Dataset content:
+ + + + + + +

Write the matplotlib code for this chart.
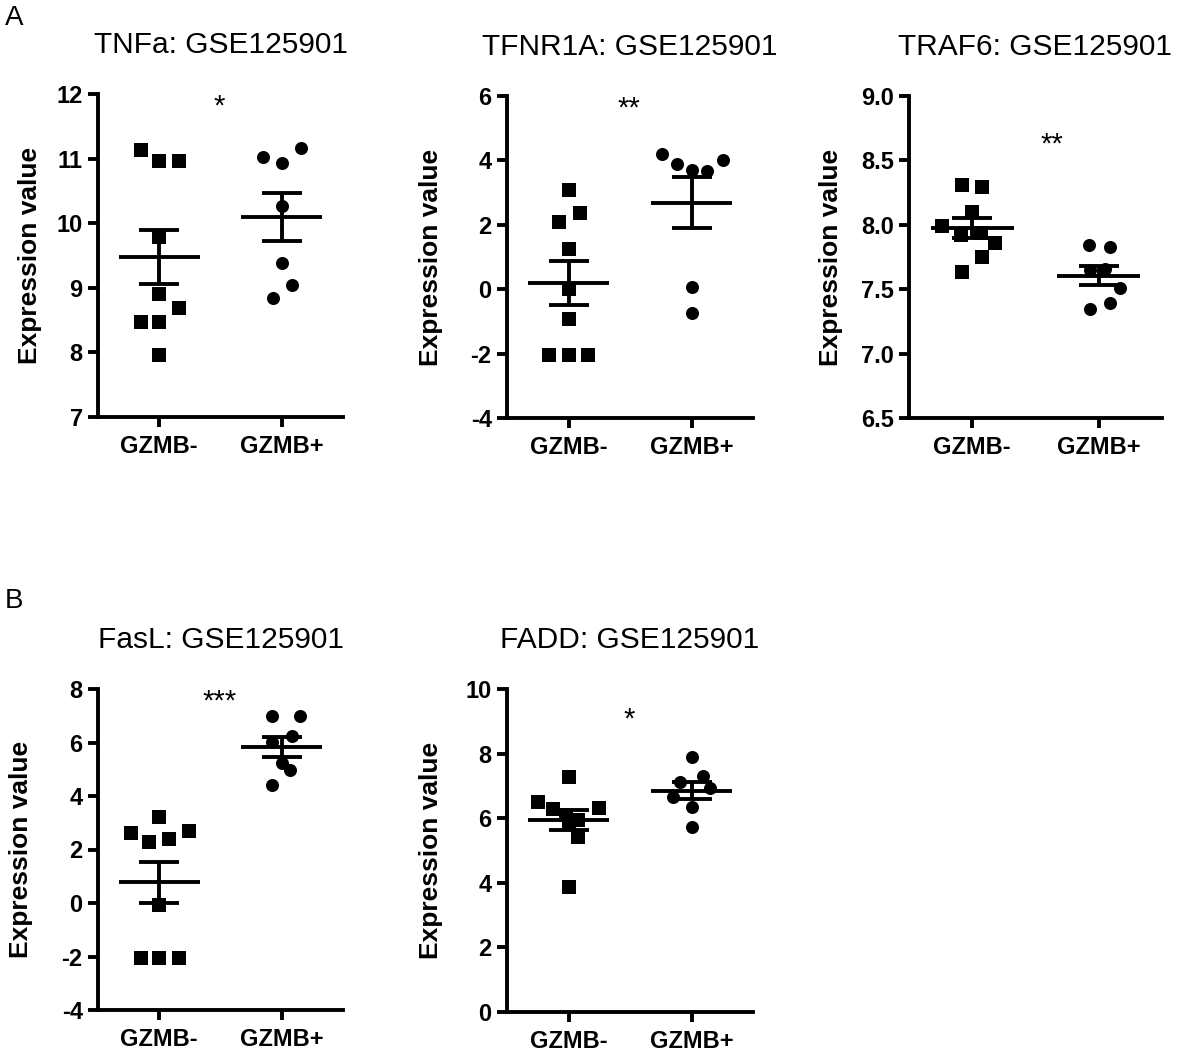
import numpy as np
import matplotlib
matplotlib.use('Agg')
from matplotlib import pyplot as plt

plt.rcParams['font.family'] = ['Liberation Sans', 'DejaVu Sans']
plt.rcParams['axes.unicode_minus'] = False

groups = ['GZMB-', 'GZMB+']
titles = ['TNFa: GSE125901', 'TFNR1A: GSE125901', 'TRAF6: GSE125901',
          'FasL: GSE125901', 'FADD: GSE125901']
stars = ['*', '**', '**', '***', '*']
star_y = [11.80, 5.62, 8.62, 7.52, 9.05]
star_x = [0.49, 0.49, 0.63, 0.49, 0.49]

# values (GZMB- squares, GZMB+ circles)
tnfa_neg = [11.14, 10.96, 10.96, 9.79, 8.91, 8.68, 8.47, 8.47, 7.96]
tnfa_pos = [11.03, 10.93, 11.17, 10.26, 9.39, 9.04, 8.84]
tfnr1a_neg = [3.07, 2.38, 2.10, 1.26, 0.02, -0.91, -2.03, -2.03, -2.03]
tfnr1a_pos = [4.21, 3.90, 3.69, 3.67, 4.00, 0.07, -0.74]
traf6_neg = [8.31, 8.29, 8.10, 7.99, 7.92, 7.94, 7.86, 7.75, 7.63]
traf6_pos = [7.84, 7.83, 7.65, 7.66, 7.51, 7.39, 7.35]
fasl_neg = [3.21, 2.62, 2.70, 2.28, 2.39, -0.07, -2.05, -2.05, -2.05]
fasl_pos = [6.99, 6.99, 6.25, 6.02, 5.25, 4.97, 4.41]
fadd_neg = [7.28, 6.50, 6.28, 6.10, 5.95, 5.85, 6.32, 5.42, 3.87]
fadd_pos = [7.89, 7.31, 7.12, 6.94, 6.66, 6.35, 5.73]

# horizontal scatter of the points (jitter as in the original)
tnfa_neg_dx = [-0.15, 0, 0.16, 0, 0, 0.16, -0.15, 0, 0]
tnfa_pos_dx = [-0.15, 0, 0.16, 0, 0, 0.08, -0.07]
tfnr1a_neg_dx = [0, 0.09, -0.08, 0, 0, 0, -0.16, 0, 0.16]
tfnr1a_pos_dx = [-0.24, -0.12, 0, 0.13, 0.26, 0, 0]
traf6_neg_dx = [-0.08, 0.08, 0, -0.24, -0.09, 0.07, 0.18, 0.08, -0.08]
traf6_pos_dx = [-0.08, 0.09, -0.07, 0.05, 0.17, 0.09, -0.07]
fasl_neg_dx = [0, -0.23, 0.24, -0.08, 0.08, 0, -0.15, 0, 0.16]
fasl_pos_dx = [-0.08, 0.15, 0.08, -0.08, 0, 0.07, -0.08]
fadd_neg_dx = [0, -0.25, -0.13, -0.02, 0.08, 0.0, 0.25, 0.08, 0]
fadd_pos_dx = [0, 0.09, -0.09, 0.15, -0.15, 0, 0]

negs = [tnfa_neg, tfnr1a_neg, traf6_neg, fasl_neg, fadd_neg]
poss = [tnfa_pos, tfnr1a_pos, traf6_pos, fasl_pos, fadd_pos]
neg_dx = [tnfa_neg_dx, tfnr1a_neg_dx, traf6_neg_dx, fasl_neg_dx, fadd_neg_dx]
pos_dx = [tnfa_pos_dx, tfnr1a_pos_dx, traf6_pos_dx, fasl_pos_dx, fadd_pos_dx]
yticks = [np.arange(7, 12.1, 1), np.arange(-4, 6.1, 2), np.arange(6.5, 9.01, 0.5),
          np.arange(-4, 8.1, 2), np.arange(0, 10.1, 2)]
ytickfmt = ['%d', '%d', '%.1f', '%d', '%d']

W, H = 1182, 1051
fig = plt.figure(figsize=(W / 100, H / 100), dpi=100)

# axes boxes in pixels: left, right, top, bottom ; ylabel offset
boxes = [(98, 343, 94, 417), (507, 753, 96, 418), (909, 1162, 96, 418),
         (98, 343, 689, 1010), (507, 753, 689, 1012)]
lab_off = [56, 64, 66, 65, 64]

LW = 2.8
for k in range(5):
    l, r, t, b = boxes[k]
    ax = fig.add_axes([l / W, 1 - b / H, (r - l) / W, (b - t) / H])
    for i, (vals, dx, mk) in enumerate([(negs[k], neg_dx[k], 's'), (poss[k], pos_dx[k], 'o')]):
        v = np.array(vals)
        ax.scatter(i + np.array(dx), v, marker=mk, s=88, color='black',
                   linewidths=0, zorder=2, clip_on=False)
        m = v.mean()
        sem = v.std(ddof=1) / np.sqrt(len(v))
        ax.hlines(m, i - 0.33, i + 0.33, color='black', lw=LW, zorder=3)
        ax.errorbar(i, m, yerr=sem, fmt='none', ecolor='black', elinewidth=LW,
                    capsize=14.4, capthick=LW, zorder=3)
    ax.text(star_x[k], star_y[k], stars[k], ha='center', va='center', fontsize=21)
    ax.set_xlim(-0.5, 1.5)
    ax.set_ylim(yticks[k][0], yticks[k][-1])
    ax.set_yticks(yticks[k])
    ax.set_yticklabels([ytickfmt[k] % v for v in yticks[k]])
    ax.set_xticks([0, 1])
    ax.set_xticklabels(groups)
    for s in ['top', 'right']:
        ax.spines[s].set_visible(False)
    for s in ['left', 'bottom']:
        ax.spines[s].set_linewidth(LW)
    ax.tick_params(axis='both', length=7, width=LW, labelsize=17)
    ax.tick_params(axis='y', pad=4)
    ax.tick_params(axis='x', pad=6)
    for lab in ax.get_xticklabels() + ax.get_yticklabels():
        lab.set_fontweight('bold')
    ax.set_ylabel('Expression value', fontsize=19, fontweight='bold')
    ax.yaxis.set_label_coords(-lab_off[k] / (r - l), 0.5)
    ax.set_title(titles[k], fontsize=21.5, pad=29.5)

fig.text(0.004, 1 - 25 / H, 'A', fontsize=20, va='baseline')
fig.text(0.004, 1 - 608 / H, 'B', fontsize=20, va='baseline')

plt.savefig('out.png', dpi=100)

+ + + + + + +

What the exercise asks:
Give all the lines above again, character for character, without pictures.

Problem solution:
Write the matplotlib code for this chart.
import numpy as np
import matplotlib
matplotlib.use('Agg')
from matplotlib import pyplot as plt

plt.rcParams['font.family'] = ['Liberation Sans', 'DejaVu Sans']
plt.rcParams['axes.unicode_minus'] = False

groups = ['GZMB-', 'GZMB+']
titles = ['TNFa: GSE125901', 'TFNR1A: GSE125901', 'TRAF6: GSE125901',
          'FasL: GSE125901', 'FADD: GSE125901']
stars = ['*', '**', '**', '***', '*']
star_y = [11.80, 5.62, 8.62, 7.52, 9.05]
star_x = [0.49, 0.49, 0.63, 0.49, 0.49]

# values (GZMB- squares, GZMB+ circles)
tnfa_neg = [11.14, 10.96, 10.96, 9.79, 8.91, 8.68, 8.47, 8.47, 7.96]
tnfa_pos = [11.03, 10.93, 11.17, 10.26, 9.39, 9.04, 8.84]
tfnr1a_neg = [3.07, 2.38, 2.10, 1.26, 0.02, -0.91, -2.03, -2.03, -2.03]
tfnr1a_pos = [4.21, 3.90, 3.69, 3.67, 4.00, 0.07, -0.74]
traf6_neg = [8.31, 8.29, 8.10, 7.99, 7.92, 7.94, 7.86, 7.75, 7.63]
traf6_pos = [7.84, 7.83, 7.65, 7.66, 7.51, 7.39, 7.35]
fasl_neg = [3.21, 2.62, 2.70, 2.28, 2.39, -0.07, -2.05, -2.05, -2.05]
fasl_pos = [6.99, 6.99, 6.25, 6.02, 5.25, 4.97, 4.41]
fadd_neg = [7.28, 6.50, 6.28, 6.10, 5.95, 5.85, 6.32, 5.42, 3.87]
fadd_pos = [7.89, 7.31, 7.12, 6.94, 6.66, 6.35, 5.73]

# horizontal scatter of the points (jitter as in the original)
tnfa_neg_dx = [-0.15, 0, 0.16, 0, 0, 0.16, -0.15, 0, 0]
tnfa_pos_dx = [-0.15, 0, 0.16, 0, 0, 0.08, -0.07]
tfnr1a_neg_dx = [0, 0.09, -0.08, 0, 0, 0, -0.16, 0, 0.16]
tfnr1a_pos_dx = [-0.24, -0.12, 0, 0.13, 0.26, 0, 0]
traf6_neg_dx = [-0.08, 0.08, 0, -0.24, -0.09, 0.07, 0.18, 0.08, -0.08]
traf6_pos_dx = [-0.08, 0.09, -0.07, 0.05, 0.17, 0.09, -0.07]
fasl_neg_dx = [0, -0.23, 0.24, -0.08, 0.08, 0, -0.15, 0, 0.16]
fasl_pos_dx = [-0.08, 0.15, 0.08, -0.08, 0, 0.07, -0.08]
fadd_neg_dx = [0, -0.25, -0.13, -0.02, 0.08, 0.0, 0.25, 0.08, 0]
fadd_pos_dx = [0, 0.09, -0.09, 0.15, -0.15, 0, 0]

negs = [tnfa_neg, tfnr1a_neg, traf6_neg, fasl_neg, fadd_neg]
poss = [tnfa_pos, tfnr1a_pos, traf6_pos, fasl_pos, fadd_pos]
neg_dx = [tnfa_neg_dx, tfnr1a_neg_dx, traf6_neg_dx, fasl_neg_dx, fadd_neg_dx]
pos_dx = [tnfa_pos_dx, tfnr1a_pos_dx, traf6_pos_dx, fasl_pos_dx, fadd_pos_dx]
yticks = [np.arange(7, 12.1, 1), np.arange(-4, 6.1, 2), np.arange(6.5, 9.01, 0.5),
          np.arange(-4, 8.1, 2), np.arange(0, 10.1, 2)]
ytickfmt = ['%d', '%d', '%.1f', '%d', '%d']

W, H = 1182, 1051
fig = plt.figure(figsize=(W / 100, H / 100), dpi=100)

# axes boxes in pixels: left, right, top, bottom ; ylabel offset
boxes = [(98, 343, 94, 417), (507, 753, 96, 418), (909, 1162, 96, 418),
         (98, 343, 689, 1010), (507, 753, 689, 1012)]
lab_off = [56, 64, 66, 65, 64]

LW = 2.8
for k in range(5):
    l, r, t, b = boxes[k]
    ax = fig.add_axes([l / W, 1 - b / H, (r - l) / W, (b - t) / H])
    for i, (vals, dx, mk) in enumerate([(negs[k], neg_dx[k], 's'), (poss[k], pos_dx[k], 'o')]):
        v = np.array(vals)
        ax.scatter(i + np.array(dx), v, marker=mk, s=88, color='black',
                   linewidths=0, zorder=2, clip_on=False)
        m = v.mean()
        sem = v.std(ddof=1) / np.sqrt(len(v))
        ax.hlines(m, i - 0.33, i + 0.33, color='black', lw=LW, zorder=3)
        ax.errorbar(i, m, yerr=sem, fmt='none', ecolor='black', elinewidth=LW,
                    capsize=14.4, capthick=LW, zorder=3)
    ax.text(star_x[k], star_y[k], stars[k], ha='center', va='center', fontsize=21)
    ax.set_xlim(-0.5, 1.5)
    ax.set_ylim(yticks[k][0], yticks[k][-1])
    ax.set_yticks(yticks[k])
    ax.set_yticklabels([ytickfmt[k] % v for v in yticks[k]])
    ax.set_xticks([0, 1])
    ax.set_xticklabels(groups)
    for s in ['top', 'right']:
        ax.spines[s].set_visible(False)
    for s in ['left', 'bottom']:
        ax.spines[s].set_linewidth(LW)
    ax.tick_params(axis='both', length=7, width=LW, labelsize=17)
    ax.tick_params(axis='y', pad=4)
    ax.tick_params(axis='x', pad=6)
    for lab in ax.get_xticklabels() + ax.get_yticklabels():
        lab.set_fontweight('bold')
    ax.set_ylabel('Expression value', fontsize=19, fontweight='bold')
    ax.yaxis.set_label_coords(-lab_off[k] / (r - l), 0.5)
    ax.set_title(titles[k], fontsize=21.5, pad=29.5)

fig.text(0.004, 1 - 25 / H, 'A', fontsize=20, va='baseline')
fig.text(0.004, 1 - 608 / H, 'B', fontsize=20, va='baseline')

plt.savefig('out.png', dpi=100)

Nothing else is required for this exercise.